Enfin, si le salarié zéro-heure doit demander l'autorisation explicite de son employeur pour prendre un second emploi, en revanche son employeur n'a aucune obligation à son égard, même pas celle de lui donner la préférence sur un intérim ou un sous-traitant extérieur pour faire le même travail.

Un couteau suisse de l'exploitation

Comme toutes les formes de précarité, les emplois zéro-heure servent, entre autres, à tourner les quelques droits reconnus par le code du travail.
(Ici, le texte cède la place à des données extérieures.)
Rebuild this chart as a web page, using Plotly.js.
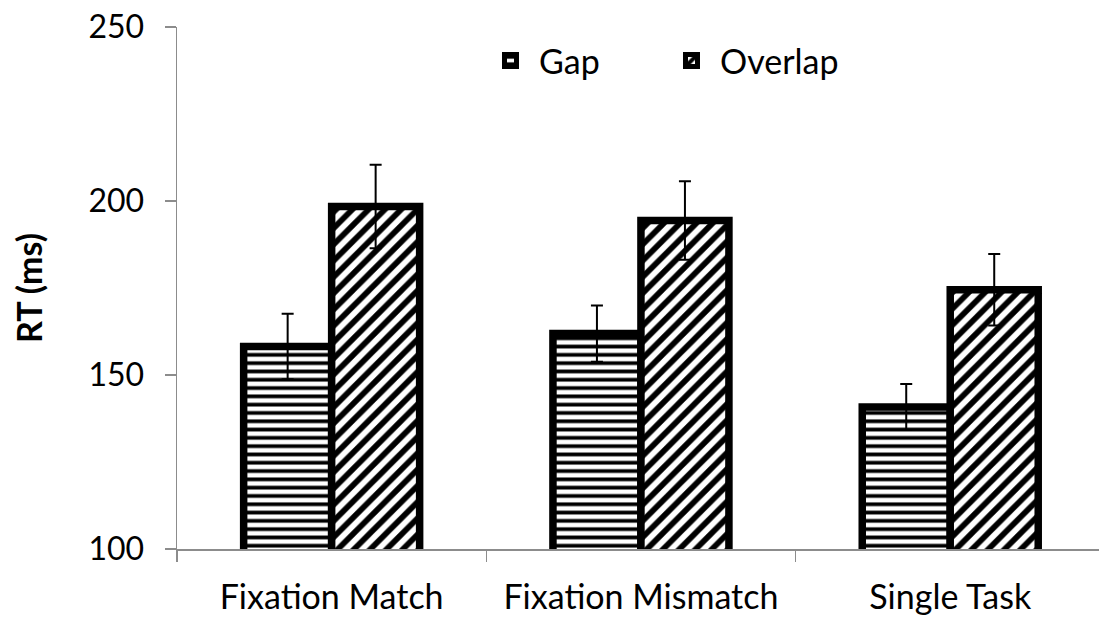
<!DOCTYPE html>
<html>
<head>
<meta charset="utf-8">
<script src="https://cdn.plot.ly/plotly-3.0.1.min.js"></script>
<style>html,body{margin:0;padding:0;background:#fff;}#chart{width:1099px;height:619px;}</style>
</head>
<body>
<div id="chart"></div>
<script>
const categories = ['Fixation Match', 'Fixation Mismatch', 'Single Task'];
const gapRT = [158.2, 161.9, 140.8];
const gapErr = [9.4, 8.1, 6.6];
const overlapRT = [198.4, 194.4, 174.5];
const overlapErr = [12.0, 11.3, 10.3];
const yTicks = [100, 150, 200, 250];

const FONT = 'Lato, "Open Sans", sans-serif';
const AXIS_GRAY = '#8c8c8c';

const traces = [
  {
    type: 'bar', name: 'Gap', x: categories, y: gapRT,
    marker: {
      color: '#ffffff',
      line: {color: '#000000', width: 7.5},
      pattern: {shape: '-', fgcolor: '#000000', bgcolor: '#ffffff', size: 8.3, solidity: 0.45, fillmode: 'replace'}
    },
    error_y: {type: 'data', array: gapErr, visible: true, color: '#000000', thickness: 2, width: 6},
    hoverinfo: 'skip'
  },
  {
    type: 'bar', name: 'Overlap', x: categories, y: overlapRT,
    marker: {
      color: '#ffffff',
      line: {color: '#000000', width: 7.5},
      pattern: {shape: '/', fgcolor: '#000000', bgcolor: '#ffffff', size: 11.5, solidity: 0.5, fillmode: 'replace'}
    },
    error_y: {type: 'data', array: overlapErr, visible: true, color: '#000000', thickness: 2, width: 6},
    hoverinfo: 'skip'
  }
];

const layout = {
  width: 1099, height: 619,
  margin: {l: 177, r: 0, t: 27, b: 70, pad: 0, autoexpand: false},
  paper_bgcolor: '#ffffff', plot_bgcolor: '#ffffff',
  font: {family: FONT, size: 34, color: '#000000'},
  barmode: 'group', bargap: 0.431, bargroupgap: 0,
  showlegend: true,
  legend: {
    orientation: 'h', xref: 'paper', yref: 'paper',
    x: 0.3308, y: 0.935, xanchor: 'left', yanchor: 'middle',
    itemwidth: 47,
    entrywidth: 119, entrywidthmode: 'pixels',
    font: {family: FONT, size: 34, color: '#000000'},
    bgcolor: 'rgba(0,0,0,0)', borderwidth: 0, itemclick: false
  },
  xaxis: {
    type: 'category', range: [-0.5, 2.481], automargin: false,
    showline: true, linecolor: AXIS_GRAY, linewidth: 1.5,
    ticks: 'outside', tickson: 'boundaries', ticklen: 11, tickcolor: AXIS_GRAY, tickwidth: 1.5,
    showgrid: false, zeroline: false,
    tickfont: {family: FONT, size: 34, color: '#000000'},
    ticklabelstandoff: 18
  },
  yaxis: {
    range: [100, 250], tickvals: yTicks, ticktext: yTicks.map(String), automargin: false,
    showline: true, linecolor: AXIS_GRAY, linewidth: 1.5,
    ticks: 'outside', ticklen: 11, tickcolor: AXIS_GRAY, tickwidth: 1.5,
    showgrid: false, zeroline: false,
    tickfont: {family: FONT, size: 32, color: '#000000'},
    ticklabelstandoff: 14,
    title: {text: '<b>RT (ms)</b>', font: {family: FONT, size: 34, color: '#000000'}, standoff: 35}
  }
};

Plotly.newPlot('chart', traces, layout, {displayModeBar: false, staticPlot: true});
</script>
</body>
</html>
En particulier, évidemment, le salaire minimum, puisque les zéro-heure font les frais des « bas » circonstanciels de l'activité, en lieu et place de l'entreprise.

Ces emplois permettent aussi de contourner la loi sur la semaine de 48 heures (héritée d'une directive européenne) : ce maximum étant calculé comme une moyenne sur une période de 17 semaines, rien n'empêche un patron de faire faire 60 heures par semaine à ses zéro-heure pendant trois semaines et 5 heures pendant les 14 autres. Au total, la moyenne de 48 heures n'aura pas été dépassée, le patron n'aura pas eu à payer de majoration horaire pour heures supplémentaires, de nuit ou de week-end (les zéro-heure n'y ont pas droit) et il sera même exonéré de charges sociales, parce que le salaire total versé sera inférieur au plancher au-dessus duquel il devrait en payer !
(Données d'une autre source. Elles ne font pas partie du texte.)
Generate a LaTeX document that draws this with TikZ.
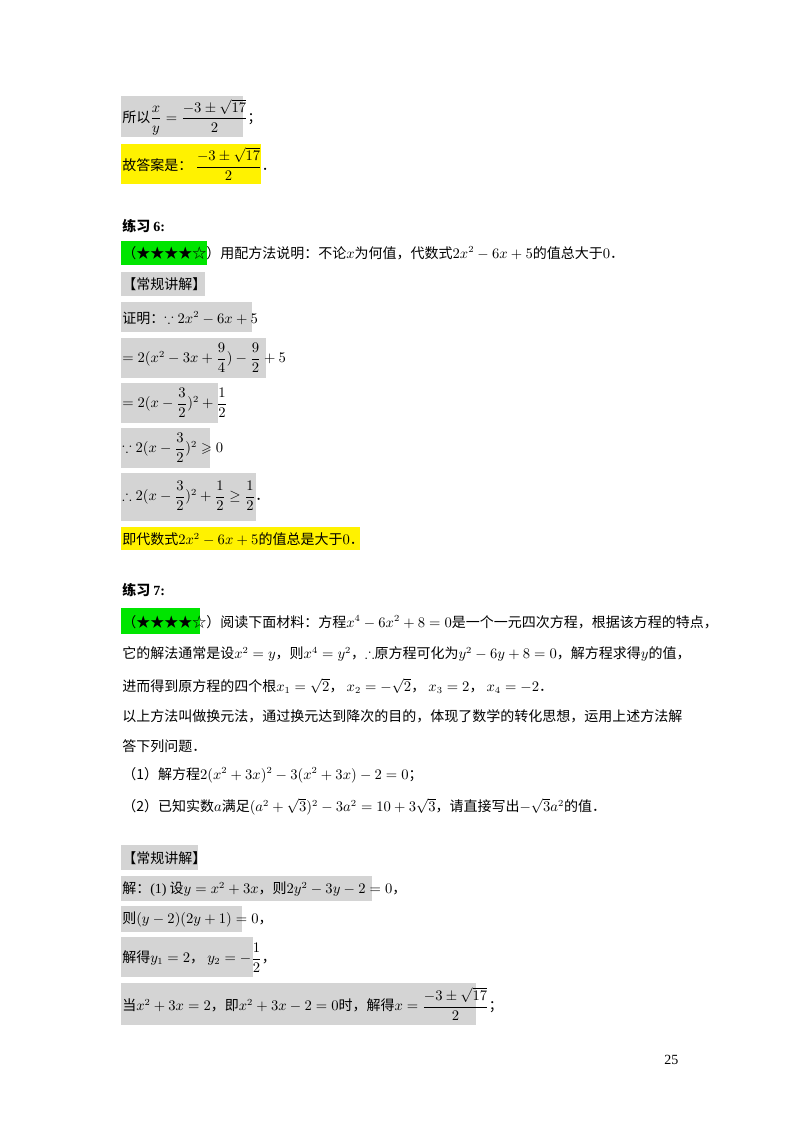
\documentclass[tikz,border=0pt]{standalone}
\usepackage{amsmath,amssymb}
\usepackage{fontspec}
\setmainfont{Liberation Serif}
\newfontfamily\cjk{Noto Sans CJK SC}
\begin{document}
\begin{tikzpicture}[x=0.75pt,y=-0.75pt,
  t/.style={anchor=west,inner sep=0pt,font=\cjk\fontsize{10.5}{12}\selectfont},
  bx/.style={fill=black!17,draw=none},
  yb/.style={fill=yellow,draw=none},
  gb/.style={fill=green!90!black,draw=none}]
\useasboundingbox (0,0) rectangle (800,1132);
\fill[white] (0,0) rectangle (800,1132);
% boxes
\path[bx] (121,96) rectangle (243,137);
\path[yb] (121,144) rectangle (261,184);
\path[gb] (121,241) rectangle (207,265);
\path[bx] (121,272) rectangle (205,296);
\path[bx] (121,302) rectangle (252,332);
\path[bx] (121,338) rectangle (266,378);
\path[bx] (121,383) rectangle (218,423);
\path[bx] (121,428) rectangle (210,468);
\path[bx] (121,473) rectangle (256,521);
\path[yb] (121,527) rectangle (360,550);
\path[gb] (121,608) rectangle (200,634);
\path[bx] (121,845) rectangle (198,870);
\path[bx] (121,876) rectangle (372,901);
\path[bx] (121,906) rectangle (242,932);
\path[bx] (121,937) rectangle (253,977);
\path[bx] (121,983) rectangle (476,1025);
% texts
\node[t] (a1) at (122,117) {所以$\dfrac{x}{y}=\dfrac{-3\pm\sqrt{17}}{2}$；};
\node[t] (a2) at (122,164) {故答案是：$\ \dfrac{-3\pm\sqrt{17}}{2}$．};
\node[t] (h6) at (122,226) {\textbf{练习 {\rmfamily 6:}}};
\node[t] (q6) at (122,253) {（★★★★☆）用配方法说明：不论$x$为何值，代数式$2x^2-6x+5$的值总大于$0$．};
\node[t] (c1) at (122,284) {【常规讲解】};
\node[t] (p1) at (122,318) {证明：$\because 2x^2-6x+5$};
\node[t] (p2) at (122,358) {$=2(x^2-3x+\dfrac94)-\dfrac92+5$};
\node[t] (p3) at (122,403) {$=2(x-\dfrac32)^2+\dfrac12$};
\node[t] (p4) at (122,448) {$\because 2(x-\dfrac32)^2\geqslant0$};
\node[t] (p5) at (122,496) {$\therefore 2(x-\dfrac32)^2+\dfrac12\geq\dfrac12$．};
\node[t] (p6) at (122,539) {即代数式$2x^2-6x+5$的值总是大于$0$．};
\node[t] (h7) at (122,590) {\textbf{练习 {\rmfamily 7:}}};
\node[t] (q7a) at (122,622) {（★★★★☆）阅读下面材料：方程$x^4-6x^2+8=0$是一个一元四次方程，根据该方程的特点，};
\node[t] (q7b) at (122,654) {它的解法通常是设$x^2=y$，则$x^4=y^2$，$\therefore$原方程可化为$y^2-6y+8=0$，解方程求得$y$的值，};
\node[t] (q7c) at (122,686) {进而得到原方程的四个根$x_1=\sqrt2$，\ $x_2=-\sqrt2$，\ $x_3=2$，\ $x_4=-2$．};
\node[t] (q7d) at (122,716) {以上方法叫做换元法，通过换元达到降次的目的，体现了数学的转化思想，运用上述方法解};
\node[t] (q7e) at (122,746) {答下列问题．};
\node[t] (q71) at (122,775) {（1）解方程$2(x^2+3x)^2-3(x^2+3x)-2=0$；};
\node[t] (q72) at (122,807) {（2）已知实数$a$满足$(a^2+\sqrt3)^2-3a^2=10+3\sqrt3$，请直接写出$-\sqrt3a^2$的值．};
\node[t] (c2) at (122,858) {【常规讲解】};
\node[t] (s1) at (122,889) {解：{\rmfamily (1)} 设$y=x^2+3x$，则$2y^2-3y-2=0$，};
\node[t] (s2) at (122,919) {则$(y-2)(2y+1)=0$，};
\node[t] (s3) at (122,958) {解得$y_1=2$，\ $y_2=-\dfrac12$，};
\node[t] (s4) at (122,1004) {当$x^2+3x=2$，即$x^2+3x-2=0$时，解得$x=\dfrac{-3\pm\sqrt{17}}{2}$；};
\node[t,font=\rmfamily\fontsize{10.5}{12}\selectfont] (pg) at (664,1060) {25};
\end{tikzpicture}
\end{document}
Enfin, parmi les avantages des emplois zéro-heure les plus prisés par les entreprises, il y a le fait qu'ils leur fournissent leur propre « armée industrielle de réserve », pratiquement corvéable à merci, sans que cela leur coûte un penny, et que chacun de ces salariés se trouve la plupart du temps isolé des autres et donc d'autant moins susceptible de participer à des activités collectives, syndicales entre autres.

La montée des emplois zéro-heure, tout comme celle du travail précaire en général, explique par ailleurs le niveau relativement faible du chômage en Grande-Bretagne par rapport aux autres pays riches. Ce fait, combiné aux avantages que ces emplois présentent pour les entreprises, signifie que les promesses actuelles, tant du gouvernement que du Parti travailliste, d'en « éliminer l'utilisation abusive » ont bien peu de chances de se matérialiser un jour – en tout cas pas sans que la classe ouvrière donne un grand coup de pied dans la fourmilière de l'exploitation capitaliste.